For all of these quarterbacks, multiple Super Bowl trips attest to the worthiness of their approaches, but these are the exceptions.
In the End
What do we learn from quarterbacks playing under pressure? Is it okay to ignore your offensive line’s limited pass protecting prowess and simply hope that your quarterback can overcome it? So long as you aren’t making him sit in the pocket on slow-developing routes, the constant need to react to pressure can, apparently, aid the timing between a quarterback and his receivers. This is certainly true for the very best and it’s those elite quarterbacks who are successfully overcoming the pressure.
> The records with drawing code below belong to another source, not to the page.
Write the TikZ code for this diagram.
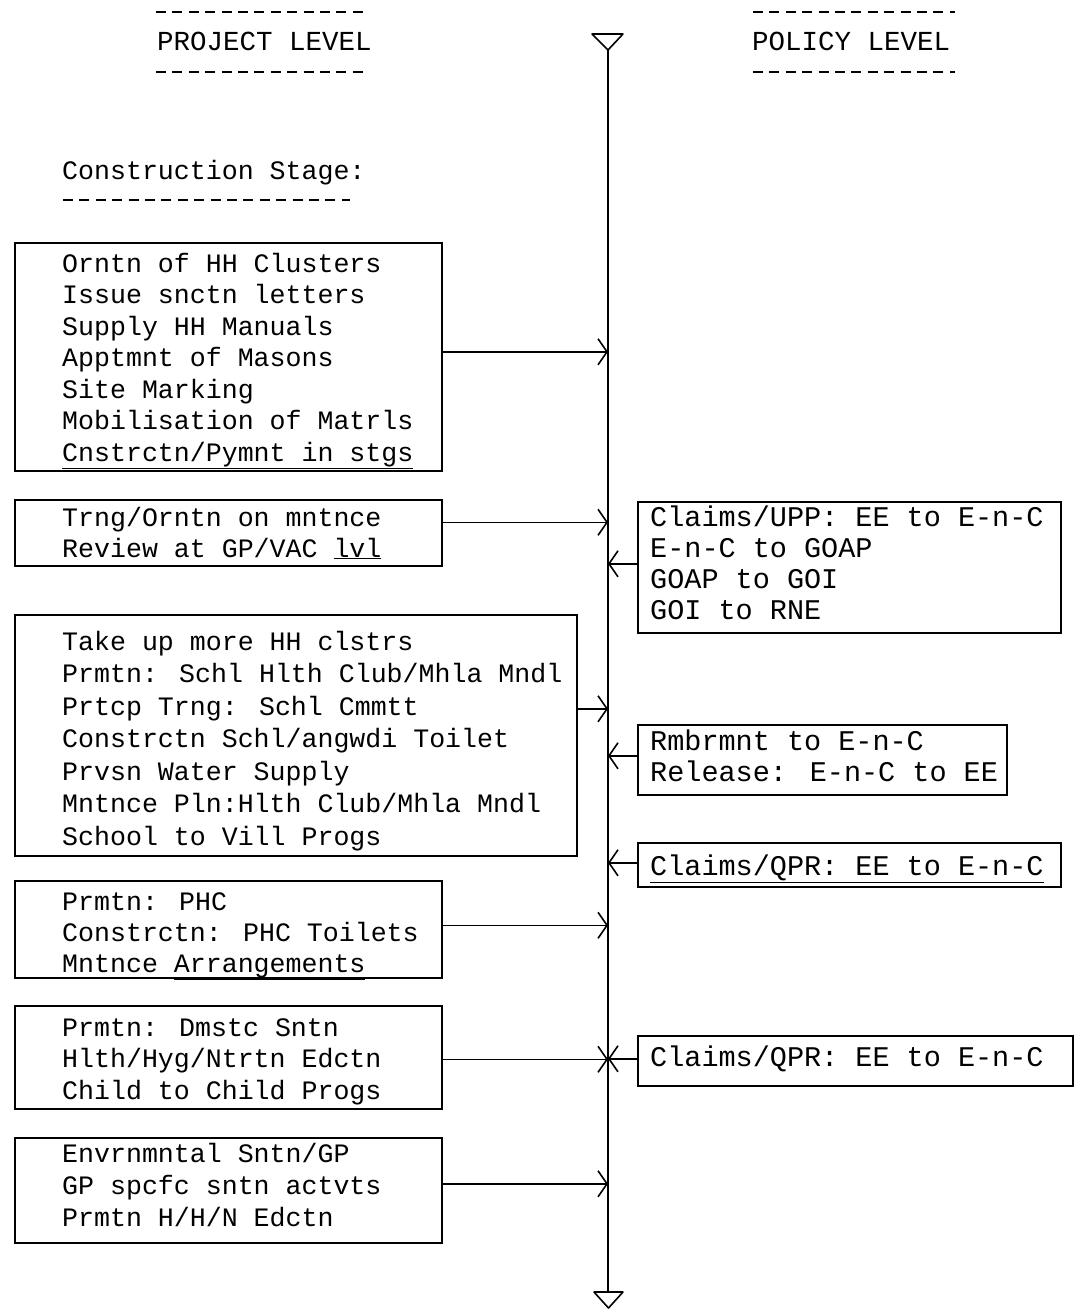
\documentclass[tikz,border=0pt]{standalone}
\usepackage{fontspec}
\newfontfamily\plotfont{Liberation Mono}
\usetikzlibrary{arrows.meta}
\tikzset{
  ln/.style={line width=1.6pt, line cap=round, line join=round},
  boxn/.style={draw, line width=1.6pt, inner sep=0pt, anchor=north west},
  txtL/.style={inner sep=0pt, anchor=base west, font=\plotfont\fontsize{26.6}{30}\selectfont},
  txtR/.style={inner sep=0pt, anchor=base west, font=\plotfont\fontsize{28.5}{32}\selectfont},
  arr/.style={ln, -{Straight Barb[length=9pt,width=26pt,line width=1.6pt]}},
  hdash/.style={line width=2pt, dash pattern=on 10pt off 6.4pt},
}
\begin{document}
\begin{tikzpicture}[x=1pt,y=-1pt]
\useasboundingbox (0,0) rectangle (1077,1311);

% headers
\node[txtL, font=\plotfont\fontsize{27.5}{30}\selectfont] (hp) at (157,51) {PROJECT LEVEL};
\node[txtL, font=\plotfont\fontsize{27.5}{30}\selectfont] (hq) at (752,51) {POLICY LEVEL};
\draw[hdash] (156,12) -- (368,12);
\draw[hdash] (156,72) -- (368,72);
\draw[hdash] (753,12) -- (955,12);
\draw[hdash] (753,72) -- (955,72);
\node[txtL] (cs) at (62,179) {Construction Stage:};
\draw[hdash] (63,200) -- (350,200);

% axis
\coordinate (top) at (608,50);
\coordinate (bot) at (608,1292);
\draw[ln] (top) -- (bot);
\draw[ln] (592,34) -- (623,34) -- (top) -- cycle;
\draw[ln] (594,1292) -- (623,1292) -- (608.5,1308) -- cycle;

% left boxes
\node[boxn, minimum width=427pt, minimum height=228pt] (A) at (14,242) {};
\node[boxn, minimum width=427pt, minimum height=66pt]  (B) at (14,499) {};
\node[boxn, minimum width=562pt, minimum height=241pt] (C) at (14,614) {};
\node[boxn, minimum width=427pt, minimum height=97pt]  (D) at (14,880) {};
\node[boxn, minimum width=427pt, minimum height=103pt] (E) at (14,1005) {};
\node[boxn, minimum width=427pt, minimum height=105pt] (F) at (14,1137) {};

% right boxes
\node[boxn, minimum width=423pt, minimum height=131pt] (R1) at (637,501) {};
\node[boxn, minimum width=369pt, minimum height=70pt]  (R2) at (637,724) {};
\node[boxn, minimum width=423pt, minimum height=44pt]  (R3) at (637,842) {};
\node[boxn, minimum width=435pt, minimum height=50pt]  (R4) at (637,1035) {};

% texts
\foreach \t [count=\i] in {Orntn of HH Clusters, Issue snctn letters, Supply HH Manuals, Apptmnt of Masons, Site Marking, Mobilisation of Matrls, \underline{Cnstrctn/Pymnt in stgs}}
  \node[txtL] (A\i) at (62,{272+(\i-1)*31.5}) {\t};
\foreach \t [count=\i] in {Trng/Orntn on mntnce, Review at GP/VAC \underline{lvl}}
  \node[txtL] (B\i) at (62,{526+(\i-1)*31}) {\t};
\foreach \t [count=\i] in {Take up more HH clstrs, Prmtn: Schl Hlth Club/Mhla Mndl, Prtcp Trng: Schl Cmmtt, Constrctn Schl/angwdi Toilet, Prvsn Water Supply, Mntnce Pln:Hlth Club/Mhla Mndl, School to Vill Progs}
  \node[txtL] (C\i) at (62,{650+(\i-1)*32.5}) {\t};
\foreach \t [count=\i] in {Prmtn: PHC, Constrctn: PHC Toilets, Mntnce \underline{Arrangements}}
  \node[txtL] (D\i) at (62,{910+(\i-1)*31}) {\t};
\foreach \t [count=\i] in {Prmtn: Dmstc Sntn, Hlth/Hyg/Ntrtn Edctn, Child to Child Progs}
  \node[txtL] (E\i) at (62,{1036+(\i-1)*31.5}) {\t};
\foreach \t [count=\i] in {Envrnmntal Sntn/GP, GP spcfc sntn actvts, Prmtn H/H/N Edctn}
  \node[txtL] (F\i) at (62,{1162+(\i-1)*32}) {\t};
\foreach \t [count=\i] in {Claims/UPP: EE to E-n-C, E-n-C to GOAP, GOAP to GOI, GOI to RNE}
  \node[txtR] (R1\i) at (650,{526+(\i-1)*31}) {\t};
\foreach \t [count=\i] in {Rmbrmnt to E-n-C, Release: E-n-C to EE}
  \node[txtR] (R2\i) at (650,{750+(\i-1)*31}) {\t};
\node[txtR] (R31) at (650,875) {\underline{Claims/QPR: EE to E-n-C}};
\node[txtR] (R41) at (650,1066) {Claims/QPR: EE to E-n-C};

% connectors left -> axis
\draw[arr] ([yshift=5pt]A.east) -- ([yshift=5pt]A.east -| top);
\draw[arr] ([yshift=10.5pt]B.east) -- ([yshift=10.5pt]B.east -| top);
\draw[arr] ([yshift=26.5pt]C.east) -- ([yshift=26.5pt]C.east -| top);
\draw[arr] ([yshift=4pt]D.east) -- ([yshift=4pt]D.east -| top);
\draw[arr] ([yshift=-2pt]E.east) -- ([yshift=-2pt]E.east -| top);
\draw[arr] ([yshift=6.5pt]F.east) -- ([yshift=6.5pt]F.east -| top);

% connectors right -> axis
\draw[arr] ([yshift=3.5pt]R1.west) -- ([yshift=3.5pt]R1.west -| top);
\draw[arr] ([yshift=4pt]R2.west) -- ([yshift=4pt]R2.west -| top);
\draw[arr] ([yshift=2pt]R3.west) -- ([yshift=2pt]R3.west -| top);
\draw[arr] ([yshift=2pt]R4.west) -- ([yshift=2pt]R4.west -| top);
\end{tikzpicture}
\end{document}
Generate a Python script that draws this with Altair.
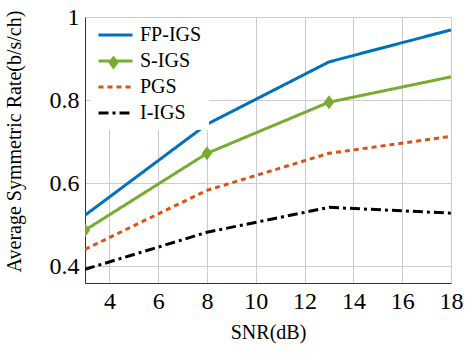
import altair as alt
import pandas as pd

series_names = ["FP-IGS", "S-IGS", "PGS", "I-IGS"]
colors = ["#0072BD", "#77AC30", "#D95319", "#000000"]

fp_x = [3, 8, 13, 18]
fp_y = [0.523, 0.742, 0.892, 0.969]

sigs_x = [3, 8, 13, 18]
sigs_y = [0.487, 0.672, 0.795, 0.856]
sigs_marker_x = [3, 8, 13]
sigs_marker_y = [0.487, 0.672, 0.795]

pgs_x = [3, 8, 13, 18]
pgs_y = [0.441, 0.583, 0.672, 0.713]

iigs_x = [3, 8, 13, 18]
iigs_y = [0.393, 0.482, 0.542, 0.528]

x_ticks = [4, 6, 8, 10, 12, 14, 16, 18]
y_ticks = [0.4, 0.6, 0.8, 1.0]

rows = []
for name, xs, ys in [("FP-IGS", fp_x, fp_y), ("S-IGS", sigs_x, sigs_y),
                     ("PGS", pgs_x, pgs_y), ("I-IGS", iigs_x, iigs_y)]:
    for x, y in zip(xs, ys):
        rows.append({"snr": x, "rate": y, "series": name})
df = pd.DataFrame(rows)
markers = pd.DataFrame({"snr": sigs_marker_x, "rate": sigs_marker_y, "marker": "S-IGS"})

FONT = "Liberation Serif"
DIAMOND = "M0,-1.15L0.85,0L0,1.15L-0.85,0Z"

xscale = alt.Scale(domain=[3, 18], nice=False, zero=False)
yscale = alt.Scale(domain=[0.36, 1.0], nice=False, zero=False)

legend = alt.Legend(
    title=None,
    orient="none",
    legendX=5,
    legendY=1,
    fillColor="white",
    padding=7,
    symbolType="M-1,0L3,0",
    symbolSize=289,
    symbolStrokeWidth=3,
    labelFont=FONT,
    labelFontSize=20,
    labelColor="black",
    labelOffset=23,
    rowPadding=6,
    labelLimit=200,
)

# label-less legend that only places the diamond onto the S-IGS legend entry
marker_legend = alt.Legend(
    title=None,
    orient="none",
    legendX=22,
    legendY=39,
    padding=0,
    symbolFillColor="#77AC30",
    symbolStrokeColor="#77AC30",
    symbolStrokeWidth=0,
    symbolSize=150,
    labelFontSize=1,
    labelOpacity=0,
    labelOffset=0,
)

color = alt.Color(
    "series:N",
    scale=alt.Scale(domain=series_names, range=colors),
    legend=legend,
    sort=series_names,
)
dash = alt.StrokeDash(
    "series:N",
    scale=alt.Scale(domain=series_names, range=[[1, 0], [1, 0], [5, 4], [10, 4, 3, 4]]),
    legend=legend,
    sort=series_names,
)

x_enc = alt.X(
    "snr:Q",
    scale=xscale,
    axis=alt.Axis(
        values=x_ticks,
        title="SNR(dB)",
        labelFont=FONT,
        labelFontSize=24,
        labelColor="black",
        titleFont=FONT,
        titleFontSize=20,
        titleFontWeight="normal",
        titleColor="black",
        ticks=False,
        labelPadding=6,
        titlePadding=9,
        grid=True,
        gridColor="#cccccc",
        domainColor="#333333",
        labelFlush=False,
    ),
)
y_enc = alt.Y(
    "rate:Q",
    scale=yscale,
    axis=alt.Axis(
        values=y_ticks,
        format="~g",
        title="Average Symmetric Rate(b/s/ch)",
        labelFont=FONT,
        labelFontSize=24,
        labelColor="black",
        titleFont=FONT,
        titleFontSize=20,
        titleFontWeight="normal",
        titleColor="black",
        ticks=False,
        labelPadding=6,
        titlePadding=25,
        titleY=124,
        grid=True,
        gridColor="#cccccc",
        domainColor="#333333",
        labelFlush=False,
    ),
)

lines = alt.Chart(df).mark_line(strokeWidth=3, clip=True).encode(
    x=x_enc,
    y=y_enc,
    color=color,
    strokeDash=dash,
)

points = alt.Chart(markers).mark_point(
    filled=True, size=150, opacity=1, clip=True, color="#77AC30"
).encode(
    x=alt.X("snr:Q", scale=xscale),
    y=alt.Y("rate:Q", scale=yscale),
    shape=alt.Shape(
        "marker:N",
        scale=alt.Scale(domain=["S-IGS"], range=[DIAMOND]),
        legend=marker_legend,
    ),
)

chart = (
    alt.layer(lines, points)
    .properties(
        width=366,
        height=266,
        autosize=alt.AutoSizeParams(type="none"),
        padding={"left": 85, "top": 17, "right": 22, "bottom": 70},
        background="white",
    )
    .configure_view(stroke="#cccccc", strokeWidth=1)
)

chart.save("out.html", embed_options={"renderer": "svg", "actions": False})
Solid quarterbacks can demonstrate ability under pressure, but the wheels almost always come off eventually, and bad quarterbacks just get worse.
If you think you have a great quarterback and receivers who aren’t just running set routes, you can get by with a bad offensive line, but if you fall even slightly short of that, you had better invest in the trenches. Trying to follow the path of the Giants, Cardinals, and the Colts by basing everything around an elite signal-caller is a blueprint for failure; quarterbacks of their caliber in the face of pressure aren’t rolling off of a production line. There is also the small matter of what happens if that man gets injured (as the Colts found out quite painfully in 2011).
For the greatest success from a passing game that can lead you to the pinnacle of the NFL, you need to have a quarterback, but he doesn’t do it alone. A few special players can prevail despite the performance of the blockers in front of them, but the rest of the league needs help in the shape of the five guys on the offensive line, and the best combination of the two is likely to provide the most reliable success.